◆ TASK REQUIREMENTS
Print exactly the lines from the first one down to the line containing "0.857, 0.857, 1];", both ends included, with no pictures and nothing else.

◆ DATA LINES
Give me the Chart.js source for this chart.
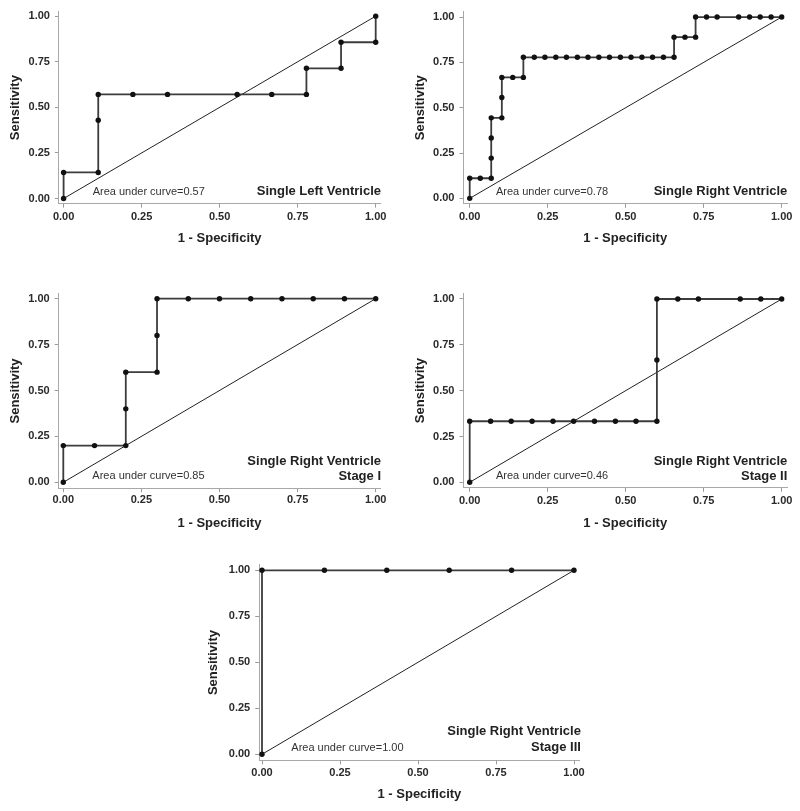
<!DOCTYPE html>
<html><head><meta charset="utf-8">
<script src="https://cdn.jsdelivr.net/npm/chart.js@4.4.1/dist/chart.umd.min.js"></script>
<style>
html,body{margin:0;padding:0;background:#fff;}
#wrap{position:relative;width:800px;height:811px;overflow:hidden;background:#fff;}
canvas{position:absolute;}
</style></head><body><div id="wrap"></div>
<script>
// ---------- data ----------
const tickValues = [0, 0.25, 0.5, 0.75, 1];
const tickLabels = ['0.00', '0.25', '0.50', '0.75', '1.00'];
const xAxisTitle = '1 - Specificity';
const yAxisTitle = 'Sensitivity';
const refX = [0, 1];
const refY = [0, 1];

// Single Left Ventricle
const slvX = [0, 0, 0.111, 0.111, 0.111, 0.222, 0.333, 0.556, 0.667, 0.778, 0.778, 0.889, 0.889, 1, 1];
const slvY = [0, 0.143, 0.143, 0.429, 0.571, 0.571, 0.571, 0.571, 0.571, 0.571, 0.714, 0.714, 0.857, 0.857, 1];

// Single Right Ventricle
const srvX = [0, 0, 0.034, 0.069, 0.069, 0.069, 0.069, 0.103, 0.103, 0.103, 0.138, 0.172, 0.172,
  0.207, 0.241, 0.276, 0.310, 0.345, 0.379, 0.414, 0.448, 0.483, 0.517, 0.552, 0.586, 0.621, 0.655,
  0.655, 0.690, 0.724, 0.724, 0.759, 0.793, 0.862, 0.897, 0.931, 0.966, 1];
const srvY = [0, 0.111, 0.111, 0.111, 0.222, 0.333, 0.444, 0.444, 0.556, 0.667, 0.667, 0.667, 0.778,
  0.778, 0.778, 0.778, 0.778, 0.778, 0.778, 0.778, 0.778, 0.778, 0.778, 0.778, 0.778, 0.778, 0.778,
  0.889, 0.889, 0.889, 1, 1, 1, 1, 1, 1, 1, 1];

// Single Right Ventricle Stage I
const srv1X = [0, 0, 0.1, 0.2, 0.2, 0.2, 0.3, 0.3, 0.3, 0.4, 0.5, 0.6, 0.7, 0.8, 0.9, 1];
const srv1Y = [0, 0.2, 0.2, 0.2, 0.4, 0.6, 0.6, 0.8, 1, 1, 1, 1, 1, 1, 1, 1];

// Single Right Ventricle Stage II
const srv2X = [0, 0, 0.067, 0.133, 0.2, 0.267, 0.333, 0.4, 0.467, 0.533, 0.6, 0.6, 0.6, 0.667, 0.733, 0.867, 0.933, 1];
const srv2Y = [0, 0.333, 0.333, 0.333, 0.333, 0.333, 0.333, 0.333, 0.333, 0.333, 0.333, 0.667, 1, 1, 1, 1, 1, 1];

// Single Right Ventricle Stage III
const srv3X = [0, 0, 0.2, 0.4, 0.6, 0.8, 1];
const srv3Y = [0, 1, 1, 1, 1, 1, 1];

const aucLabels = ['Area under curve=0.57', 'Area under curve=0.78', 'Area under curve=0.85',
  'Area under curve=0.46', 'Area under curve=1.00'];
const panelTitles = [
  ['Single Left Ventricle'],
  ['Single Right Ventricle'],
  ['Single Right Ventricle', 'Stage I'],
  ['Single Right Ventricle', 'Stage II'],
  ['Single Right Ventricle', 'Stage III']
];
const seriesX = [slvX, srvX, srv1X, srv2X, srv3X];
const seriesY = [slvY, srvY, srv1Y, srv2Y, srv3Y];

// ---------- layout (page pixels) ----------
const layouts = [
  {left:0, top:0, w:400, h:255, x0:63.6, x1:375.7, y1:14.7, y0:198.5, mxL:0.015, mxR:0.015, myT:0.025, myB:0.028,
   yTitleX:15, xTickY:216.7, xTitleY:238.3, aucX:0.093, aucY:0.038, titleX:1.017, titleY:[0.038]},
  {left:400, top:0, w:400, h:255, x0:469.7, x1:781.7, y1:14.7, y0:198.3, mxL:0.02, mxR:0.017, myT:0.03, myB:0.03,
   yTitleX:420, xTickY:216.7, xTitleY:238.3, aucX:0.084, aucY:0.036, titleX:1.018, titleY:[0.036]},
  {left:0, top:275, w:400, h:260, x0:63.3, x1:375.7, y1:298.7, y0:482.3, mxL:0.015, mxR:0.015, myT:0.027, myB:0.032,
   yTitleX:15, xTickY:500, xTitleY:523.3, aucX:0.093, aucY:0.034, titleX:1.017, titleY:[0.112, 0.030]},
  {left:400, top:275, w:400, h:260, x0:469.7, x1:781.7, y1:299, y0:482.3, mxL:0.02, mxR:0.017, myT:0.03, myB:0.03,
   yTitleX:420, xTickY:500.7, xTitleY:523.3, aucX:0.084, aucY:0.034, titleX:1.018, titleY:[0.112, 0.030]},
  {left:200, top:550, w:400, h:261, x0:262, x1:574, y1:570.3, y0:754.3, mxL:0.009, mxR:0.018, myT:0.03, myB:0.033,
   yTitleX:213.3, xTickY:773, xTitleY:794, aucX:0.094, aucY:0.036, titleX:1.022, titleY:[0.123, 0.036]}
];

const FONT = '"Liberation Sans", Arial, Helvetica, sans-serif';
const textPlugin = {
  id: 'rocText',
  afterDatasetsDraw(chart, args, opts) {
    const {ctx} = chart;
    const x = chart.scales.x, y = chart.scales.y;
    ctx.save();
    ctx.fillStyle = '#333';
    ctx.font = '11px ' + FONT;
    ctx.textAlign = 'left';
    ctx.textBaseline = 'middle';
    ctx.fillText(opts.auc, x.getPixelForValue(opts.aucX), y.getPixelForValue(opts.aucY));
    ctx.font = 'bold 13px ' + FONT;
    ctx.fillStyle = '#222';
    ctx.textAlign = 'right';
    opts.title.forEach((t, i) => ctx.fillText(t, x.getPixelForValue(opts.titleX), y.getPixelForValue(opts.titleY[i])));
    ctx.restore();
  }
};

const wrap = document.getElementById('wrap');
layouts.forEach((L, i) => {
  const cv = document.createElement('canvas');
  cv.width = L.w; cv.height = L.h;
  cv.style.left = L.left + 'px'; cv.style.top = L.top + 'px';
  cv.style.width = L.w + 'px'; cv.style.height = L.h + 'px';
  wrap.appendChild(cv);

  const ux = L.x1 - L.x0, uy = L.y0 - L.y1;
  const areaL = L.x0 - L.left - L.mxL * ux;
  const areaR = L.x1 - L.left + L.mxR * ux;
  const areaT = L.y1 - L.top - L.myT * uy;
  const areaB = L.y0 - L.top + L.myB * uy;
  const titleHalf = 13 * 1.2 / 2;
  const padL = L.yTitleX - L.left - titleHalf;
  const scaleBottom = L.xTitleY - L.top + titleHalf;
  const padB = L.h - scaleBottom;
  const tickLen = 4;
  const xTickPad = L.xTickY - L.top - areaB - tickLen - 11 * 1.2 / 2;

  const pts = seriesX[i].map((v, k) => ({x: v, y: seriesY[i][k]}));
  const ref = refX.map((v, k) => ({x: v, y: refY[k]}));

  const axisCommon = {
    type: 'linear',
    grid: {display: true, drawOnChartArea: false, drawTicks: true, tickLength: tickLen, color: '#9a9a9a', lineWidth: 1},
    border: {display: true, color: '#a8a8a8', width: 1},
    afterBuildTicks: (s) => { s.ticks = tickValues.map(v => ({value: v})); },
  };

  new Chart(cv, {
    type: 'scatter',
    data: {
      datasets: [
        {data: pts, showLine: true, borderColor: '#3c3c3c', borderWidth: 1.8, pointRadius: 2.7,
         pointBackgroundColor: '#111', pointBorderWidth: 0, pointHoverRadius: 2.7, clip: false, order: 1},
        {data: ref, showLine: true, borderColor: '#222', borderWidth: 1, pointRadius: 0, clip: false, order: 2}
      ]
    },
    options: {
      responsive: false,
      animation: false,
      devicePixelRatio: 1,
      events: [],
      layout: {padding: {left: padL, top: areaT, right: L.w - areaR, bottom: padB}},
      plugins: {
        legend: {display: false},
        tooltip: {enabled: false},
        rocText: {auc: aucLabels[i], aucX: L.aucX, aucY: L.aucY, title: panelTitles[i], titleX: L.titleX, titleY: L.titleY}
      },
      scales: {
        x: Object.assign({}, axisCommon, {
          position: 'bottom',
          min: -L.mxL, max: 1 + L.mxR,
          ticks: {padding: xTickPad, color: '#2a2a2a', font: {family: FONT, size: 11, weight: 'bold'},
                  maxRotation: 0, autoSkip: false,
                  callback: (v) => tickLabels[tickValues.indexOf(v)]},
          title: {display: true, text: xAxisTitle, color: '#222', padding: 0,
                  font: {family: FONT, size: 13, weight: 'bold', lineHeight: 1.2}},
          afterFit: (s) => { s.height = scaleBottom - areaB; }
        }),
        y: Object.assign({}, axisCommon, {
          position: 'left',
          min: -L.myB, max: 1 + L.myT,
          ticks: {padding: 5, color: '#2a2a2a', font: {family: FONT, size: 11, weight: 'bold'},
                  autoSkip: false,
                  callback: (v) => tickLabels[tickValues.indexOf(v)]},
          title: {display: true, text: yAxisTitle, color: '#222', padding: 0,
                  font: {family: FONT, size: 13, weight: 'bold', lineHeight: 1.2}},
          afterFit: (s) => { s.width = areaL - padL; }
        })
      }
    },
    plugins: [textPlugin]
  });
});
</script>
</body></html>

◆ OUTPUT FOR THIS TASK
Give me the Chart.js source for this chart.
<!DOCTYPE html>
<html><head><meta charset="utf-8">
<script src="https://cdn.jsdelivr.net/npm/chart.js@4.4.1/dist/chart.umd.min.js"></script>
<style>
html,body{margin:0;padding:0;background:#fff;}
#wrap{position:relative;width:800px;height:811px;overflow:hidden;background:#fff;}
canvas{position:absolute;}
</style></head><body><div id="wrap"></div>
<script>
// ---------- data ----------
const tickValues = [0, 0.25, 0.5, 0.75, 1];
const tickLabels = ['0.00', '0.25', '0.50', '0.75', '1.00'];
const xAxisTitle = '1 - Specificity';
const yAxisTitle = 'Sensitivity';
const refX = [0, 1];
const refY = [0, 1];

// Single Left Ventricle
const slvX = [0, 0, 0.111, 0.111, 0.111, 0.222, 0.333, 0.556, 0.667, 0.778, 0.778, 0.889, 0.889, 1, 1];
const slvY = [0, 0.143, 0.143, 0.429, 0.571, 0.571, 0.571, 0.571, 0.571, 0.571, 0.714, 0.714, 0.857, 0.857, 1];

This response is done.